GIVEN REQUEST:
Transcribe every line from the top down to the line with "import seaborn as sns", both ends included, but not the pictures.

SOURCE MATERIAL:
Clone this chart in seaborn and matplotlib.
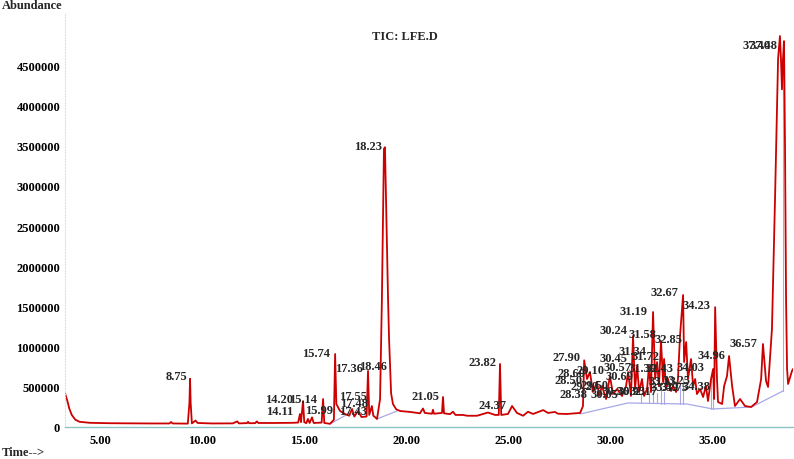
import numpy as np
import pandas as pd
import matplotlib.pyplot as plt
import matplotlib.ticker as mticker
import seaborn as sns

# -------------------------------
# Chromatogram trace (time, abundance)
# -------------------------------
rt = [3.29, 3.40, 3.50, 3.62, 3.80, 4.00, 4.50, 5.50, 6.50, 7.50, 8.40, 8.48, 8.56,
      9.30, 9.38, 9.41, 9.44, 9.50, 9.68, 9.78, 10.50, 11.50, 11.72, 11.80, 12.20,
      12.25, 12.30, 12.60, 12.68, 12.75, 13.50, 14.40, 14.70, 14.79, 14.84, 14.94,
      15.00, 15.10, 15.18, 15.26, 15.38, 15.46, 15.85, 15.92, 15.98, 16.26, 16.45,
      16.51, 16.57, 16.75, 16.99, 17.20, 17.34, 17.45, 17.63, 17.80, 18.05, 18.12,
      18.18, 18.31, 18.38, 18.46, 18.56, 18.71, 18.80, 18.90, 18.95, 19.00, 19.10,
      19.15, 19.20, 19.25, 19.34, 19.50, 19.69, 20.20, 20.66, 20.81, 20.90, 21.25,
      21.30, 21.35, 21.74, 21.79, 21.84, 22.13, 22.28, 22.40, 22.77, 22.97, 23.46,
      23.99, 24.34, 24.52, 24.58, 24.64, 24.97, 25.17, 25.41, 25.71, 25.95, 26.20,
      26.69, 26.93, 27.27, 27.42, 27.86, 28.50, 28.64, 28.70, 28.84, 28.98, 29.13,
      29.33, 29.43, 29.57, 29.77, 29.96, 30.11, 30.31, 30.55, 30.75, 30.85, 30.99,
      31.09, 31.19, 31.29, 31.39, 31.53, 31.63, 31.78, 31.87, 31.97, 32.07, 32.17,
      32.27, 32.36, 32.46, 32.56, 32.61, 32.71, 32.80, 32.95, 33.05, 33.20, 33.29,
      33.39, 33.54, 33.59, 33.69, 33.78, 33.93, 34.03, 34.13, 34.22, 34.37, 34.52,
      34.66, 34.76, 34.91, 35.01, 35.06, 35.11, 35.20, 35.25, 35.45, 35.55, 35.69,
      35.79, 35.94, 36.08, 36.33, 36.57, 36.87, 37.16, 37.36, 37.45, 37.60, 37.70,
      37.89, 38.04, 38.19, 38.28, 38.33, 38.38, 38.43, 38.48, 38.53, 38.58, 38.63,
      38.68, 38.78, 38.87, 38.92]
abundance = [420000, 330000, 230000, 150000, 90000, 65000, 52000, 47000, 45000, 44000,
             44000, 62000, 44000,
             42000, 300000, 600000, 300000, 45000, 80000, 50000, 44000, 45000, 70000,
             45000, 48000, 65000, 47000, 48000, 70000, 50000, 50000, 52000, 55000,
             162000, 60000, 323000, 60000, 48000, 100000, 50000, 120000, 50000, 55000,
             348000, 50000, 40000, 90000, 908000, 286000, 200000, 162000, 140000,
             224000, 130000, 199000, 124000, 130000, 697000, 150000, 261000, 140000,
             124000, 100000, 348000, 1590000, 3460000, 3480000, 2850000, 1600000,
             1100000, 746000, 420000, 286000, 220000, 199000, 187000, 170000, 230000,
             175000, 165000, 215000, 165000, 175000, 373000, 170000, 160000, 190000,
             150000, 150000, 140000, 140000, 180000, 150000, 150000, 784000, 150000,
             162000, 261000, 175000, 140000, 190000, 162000, 210000, 175000, 187000,
             165000, 162000, 175000, 260000, 830000, 597000, 684000, 435000, 560000,
             386000, 510000, 348000, 634000, 410000, 473000, 386000, 510000, 684000,
             386000, 1132000, 473000, 759000, 435000, 597000, 386000, 473000, 759000,
             435000, 1430000, 597000, 808000, 510000, 1070000, 560000, 846000, 473000,
             597000, 448000, 510000, 435000, 597000, 1132000, 1642000, 808000,
             1057000, 597000, 846000, 510000, 597000, 410000, 473000, 373000, 510000,
             323000, 597000, 721000, 348000, 1490000, 597000, 311000, 286000, 510000,
             634000, 883000, 510000, 261000, 348000, 261000, 249000, 311000, 597000,
             1032000, 572000, 498000, 1219000, 2836000, 4580000, 4863000, 4580000,
             4200000, 4580000, 4800000, 3460000, 1590000, 721000, 535000, 622000,
             697000, 721000]

# peak labels: text, peak time, label height
peak_labels = ["8.75", "14.11", "14.20", "15.14", "15.99", "15.74", "17.36", "17.55",
               "17.48", "17.43", "18.46", "18.23", "21.05", "23.82", "24.37", "27.90",
               "28.60", "28.50", "29.10", "29.20", "29.50", "28.38", "30.05", "30.36",
               "30.93", "32.17", "30.45", "30.57", "30.69", "31.34", "31.72", "31.39",
               "32.43", "31.58", "31.19", "30.24", "32.67", "32.85", "34.23", "34.03",
               "33.13", "33.25", "33.49", "33.75", "34.38", "34.96", "36.57", "37.40",
               "37.48"]
peak_rt = [9.36, 14.55, 14.55, 15.72, 16.50, 16.36, 17.97, 18.17, 18.20, 18.17, 19.15,
           18.90, 21.74, 24.53, 25.02, 28.60, 28.84, 28.74, 29.80, 29.50, 30.00, 28.98,
           30.50, 31.00, 31.80, 32.40, 30.94, 31.10, 31.20, 31.87, 32.50, 32.36, 33.15,
           32.36, 31.92, 30.94, 33.39, 33.59, 34.96, 34.71, 33.30, 34.00, 33.40, 33.90,
           35.00, 35.69, 37.30, 37.94, 38.24]
peak_height = [634000, 199000, 348000, 348000, 211000, 920000, 734000, 386000, 300000,
               199000, 759000, 3500000, 386000, 808000, 274000, 870000, 672000, 585000,
               709000, 510000, 522000, 410000, 410000, 448000, 448000, 448000, 858000,
               746000, 634000, 945000, 883000, 734000, 734000, 1157000, 1443000,
               1206000, 1679000, 1095000, 1517000, 746000, 572000, 585000, 497000,
               497000, 510000, 896000, 1045000, 4750000, 4750000]

y_ticks = [0, 500000, 1000000, 1500000, 2000000, 2500000, 3000000, 3500000, 4000000, 4500000]

# integration baselines
base_rt = [[16.26, 17.14], [18.56, 19.54], [28.50, 30.85, 33.73, 35.00, 36.90, 38.43]]
base_ab = [[37000, 162000], [100000, 199000], [162000, 299000, 286000, 224000, 249000, 448000]]
drop_rt = [31.50, 31.85, 32.07, 32.27, 32.46, 32.61, 33.39, 33.54, 34.91, 35.01, 38.43]
drop_top = [420000, 450000, 600000, 420000, 560000, 430000, 520000, 600000, 597000, 700000, 4800000]

# -------------------------------
# Plot
# -------------------------------
sns.set_style("white")
plt.rcParams['font.family'] = ['Liberation Serif', 'DejaVu Serif']
plt.rcParams['font.weight'] = 'bold'

fig = plt.figure(figsize=(7.94, 4.6), dpi=100)
ax = fig.add_axes([65 / 794, 32 / 460, 728 / 794, 413 / 460])

trace = pd.DataFrame({'time': rt, 'abundance': abundance})

# integration lines (behind trace)
lav = '#a8a8e8'
for bx, by in zip(base_rt, base_ab):
    ax.plot(bx, by, color=lav, lw=0.9, zorder=1)
for t, top in zip(drop_rt, drop_top):
    b = np.interp(t, base_rt[2], base_ab[2])
    ax.plot([t, t], [b, top], color=lav, lw=0.8, zorder=1)

sns.lineplot(data=trace, x='time', y='abundance', sort=False, estimator=None,
             color='#cc0000', lw=1.3, ax=ax, zorder=2)

for txt, t, h in zip(peak_labels, peak_rt, peak_height):
    ax.annotate(txt, (t, h), xytext=(-1.5, 0), textcoords='offset points',
                ha='right', va='center', fontsize=9, fontweight='bold', zorder=3)

ax.set_xlim(3.29, 38.92)
ax.set_ylim(0, 5.137e6)
ax.set_xlabel('')
ax.set_ylabel('')

ax.xaxis.set_major_locator(mticker.MultipleLocator(5))
ax.xaxis.set_minor_locator(mticker.MultipleLocator(1))
ax.xaxis.set_major_formatter(mticker.FormatStrFormatter('%.2f'))
ax.yaxis.set_major_locator(mticker.FixedLocator(y_ticks))
ax.yaxis.set_minor_locator(mticker.MultipleLocator(100000))
ax.yaxis.set_major_formatter(mticker.FormatStrFormatter('%d'))

for s in ['top', 'right']:
    ax.spines[s].set_visible(False)
ax.spines['bottom'].set_color('#8cc4c4')
ax.spines['bottom'].set_linewidth(1.0)
ax.spines['left'].set_color('#d8e2e2')
ax.spines['left'].set_linestyle(':')
ax.spines['left'].set_linewidth(0.8)

ax.tick_params(axis='x', which='both', direction='out', colors='#8cc4c4',
               labelcolor='black', labelsize=9, length=3, width=0.8, pad=2)
ax.tick_params(axis='y', which='both', direction='out', colors='#d8e2e2',
               labelcolor='black', labelsize=9, length=1.5, width=0.8, pad=2)
for lab in ax.get_xticklabels() + ax.get_yticklabels():
    lab.set_fontweight('bold')

fig.text(0.002, 1 - 6 / 460, 'Abundance', fontsize=9, fontweight='bold', va='center', ha='left')
fig.text(0.002, 1 - 453 / 460, 'Time-->', fontsize=9, fontweight='bold', va='center', ha='left')
fig.text(405 / 794, 1 - 37 / 460, 'TIC: LFE.D', fontsize=9, fontweight='bold', va='center', ha='center')

fig.savefig('out.png', dpi=100)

RESPONSE:
Clone this chart in seaborn and matplotlib.
import numpy as np
import pandas as pd
import matplotlib.pyplot as plt
import matplotlib.ticker as mticker
import seaborn as sns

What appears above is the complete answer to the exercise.